Жестокие противоречия вызвало в империи дело губернатора Ямайки Эйра, которого обвинили в систематическом варварстве в отношении чернокожего населения. Правда, на каждого человека, осуждавшего отвратительное обращение Эйра с рабами, находился человек, который его одобрял. «Мы слишком нежничаем с нашими дикарями. Мы носимся с ними больше, чем с самими собой, — сказал Теннисон Гладстону. — Негры — это тигры, негры — это тигры». Подобные комментарии в устах выдающегося литератора своего времени наглядно показывают, насколько глубокие корни пустил в империи расизм. Никто точно не знал, что происходит в закоулках Калькутты, на улочках Бриджтауна или на плантациях Южной Нигерии. Можно ли было утверждать, что вся империя находится под властью закона? Это стало одной из причин, почему в феврале 1868 года Дерби, прислушавшись к мнению врачей, ушел на покой. Он возглавлял свою партию в течение 22 лет, установив рекорд, который с тех пор никому не удавалось побить.

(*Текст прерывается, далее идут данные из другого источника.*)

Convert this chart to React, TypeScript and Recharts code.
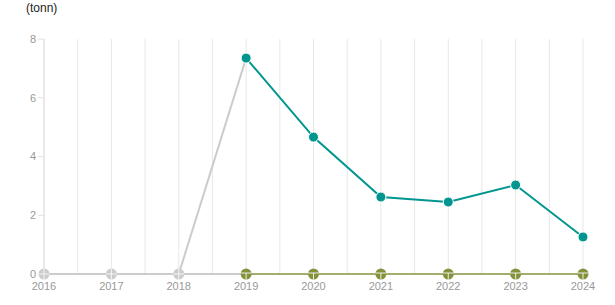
import React from "react";
import {
  LineChart,
  Line,
  XAxis,
  YAxis,
  CartesianGrid,
} from "recharts";

const years = [2016, 2017, 2018, 2019, 2020, 2021, 2022, 2023, 2024];
// before 2019 the line rises from zero to the first reported value
const earlyValues = [0, 0, 0, 7.35, null, null, null, null, null];
const earlyZero = [null, null, 0, 0, null, null, null, null, null];
const reported = [null, null, null, 7.35, 4.66, 2.62, 2.45, 3.03, 1.26];
const baseline = [null, null, null, 0, 0, 0, 0, 0, 0];

const yTicks = [0, 2, 4, 6, 8];
const gridTicks = years.flatMap((y, i) => (i < years.length - 1 ? [y, y + 0.5] : [y]));

const TEAL = "#00968f";
const OLIVE = "#84923c";
const GREY = "#cccccc";

const data = years.map((year, i) => ({
  year,
  early: earlyValues[i],
  earlyZero: earlyZero[i],
  reported: reported[i],
  baseline: baseline[i],
}));

// vertical grid at every year and half year
const gridX = ({ xAxis, offset }: any) => {
  if (xAxis && typeof xAxis.scale === "function") {
    return gridTicks.map((t) => xAxis.scale(t));
  }
  const lo = years[0];
  const hi = years[years.length - 1];
  return gridTicks.map((t) => offset.left + ((t - lo) / (hi - lo)) * offset.width);
};

const CrossDot: React.FC<any> = ({ cx, cy, payload, index }) => {
  if (cx == null || cy == null || payload.year >= 2019) return null;
  return (
    <g key={`gd-${index}`}>
      <circle cx={cx} cy={cy} r={5.5} fill={GREY} />
      <line x1={cx - 5.5} x2={cx + 5.5} y1={cy} y2={cy} stroke="#fff" strokeWidth={1} opacity={0.8} />
      <line x1={cx} x2={cx} y1={cy - 5.5} y2={cy + 5.5} stroke="#fff" strokeWidth={1} opacity={0.8} />
    </g>
  );
};

const TeeDot: React.FC<any> = ({ cx, cy, index }) => {
  if (cx == null || cy == null) return null;
  return (
    <g key={`od-${index}`}>
      <circle cx={cx} cy={cy} r={5.5} fill={OLIVE} />
      <line x1={cx - 5.5} x2={cx + 5.5} y1={cy - 1} y2={cy - 1} stroke="#fff" strokeWidth={1} opacity={0.85} />
      <line x1={cx} x2={cx} y1={cy - 1} y2={cy + 5.5} stroke="#fff" strokeWidth={1} opacity={0.85} />
    </g>
  );
};

const tickStyle = { fill: "#999", fontSize: 11, fontFamily: "Liberation Sans, Arial, sans-serif" };

export default function App() {
  return (
    <div style={{ position: "absolute", left: 0, top: 0, width: 615, height: 305, background: "#fff" }}>
      <div
        style={{
          position: "absolute",
          left: 26,
          top: 1,
          fontSize: 12,
          fontFamily: "Liberation Sans, Arial, sans-serif",
          color: "#222",
        }}
      >
        (tonn)
      </div>
      <LineChart
        width={615}
        height={305}
        data={data}
        margin={{ top: 39, right: 32, bottom: 0, left: 0 }}
      >
        <CartesianGrid
          horizontal={false}
          verticalCoordinatesGenerator={gridX}
          stroke="#e8e8e8"
          strokeWidth={1}
        />
        <XAxis
          dataKey="year"
          type="number"
          domain={[2016, 2024]}
          ticks={years}
          axisLine={false}
          tickLine={false}
          tick={tickStyle}
          tickMargin={2}
          height={31}
        />
        <YAxis
          type="number"
          domain={[0, 8]}
          ticks={yTicks}
          width={44}
          axisLine={{ stroke: "#e0e0e0" }}
          tickLine={{ stroke: "#e0e0e0" }}
          tickSize={6}
          tickMargin={2}
          tick={tickStyle}
        />
        <Line
          dataKey="earlyZero"
          stroke={GREY}
          strokeWidth={2}
          dot={false}
          isAnimationActive={false}
        />
        <Line
          dataKey="early"
          stroke={GREY}
          strokeWidth={2}
          dot={<CrossDot />}
          isAnimationActive={false}
        />
        <Line
          dataKey="baseline"
          stroke={OLIVE}
          strokeWidth={1.5}
          dot={<TeeDot />}
          isAnimationActive={false}
        />
        <Line
          dataKey="reported"
          stroke={TEAL}
          strokeWidth={2}
          dot={{ r: 5, fill: TEAL, stroke: "#fff", strokeWidth: 1 }}
          isAnimationActive={false}
        />
      </LineChart>
    </div>
  );
}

Итак, оставался только Дизраэли. Королева писала своей дочери, наследной принцессе Пруссии: «Мистер Дизраэли — премьер-министр! Какое гордое звание для человека, поднявшегося из народа!» Можно поспорить, насколько Дизраэли заслуживал такого наименования — он никак не походил на человека, только что отершего с лица угольную пыль, — но принцесса понимала, что имела в виду ее мать. В любом случае он унаследовал свое правительство меньшинства от Дерби и был вынужден ждать, пока всеобщие выборы не упрочат его положение. «Да, — заметил он, — мне все-таки удалось взобраться на вершину смазанного жиром столба».
Один из привратников палаты общин описал поведение Дизраэли во время заседаний. Он «поднимался по отдельной лестнице для парламентариев и торжественно и медленно проходил через вестибюль, обычно в полном одиночестве, не заговаривая ни с кем из проходящих мимо». Войдя в палату, он «садился, скрещивал руки на груди и неподвижно оставался в этом положении, устремив глаза в пол, до тех пор, пока не наступало время подняться и говорить». В отличие от большинства коллег, он никогда не сидел в палате в шляпе, «потому что не выражал неудовольствия, не смеялся и крайне редко приветствовал происходящее. В основном он просто сидел, как невозмутимая статуя… Окруженный со всех сторон членами своей партии, он не выглядел одним из них — он был так же далек и так же непохож на них, как его народ далек от всего остального мира». Произнося речь, он поначалу всегда говорил натянуто, но постепенно воодушевлялся. Его представления о том, каким должен быть премьер-министр (если предположить, что у него были подобные идеи), отражены в образе лорда Рохэмптона в его романе «Эндимион» (Endymion; 1880): «Взгляните на лорда Рохэмптона — вот настоящий человек. Его нисколько не волнует, вырастут или упадут доходы. Он думает о настоящей политике, об иностранных делах, о том, как поддержать нашу власть в Европе». Он редко вступал с противниками в словесные поединки. Когда Гладстон произносил речь, Дизраэли обычно притворялся спящим, но на самом деле он всегда был начеку. Если Гладстон допускал ошибку, Дизраэли быстро поправлял его.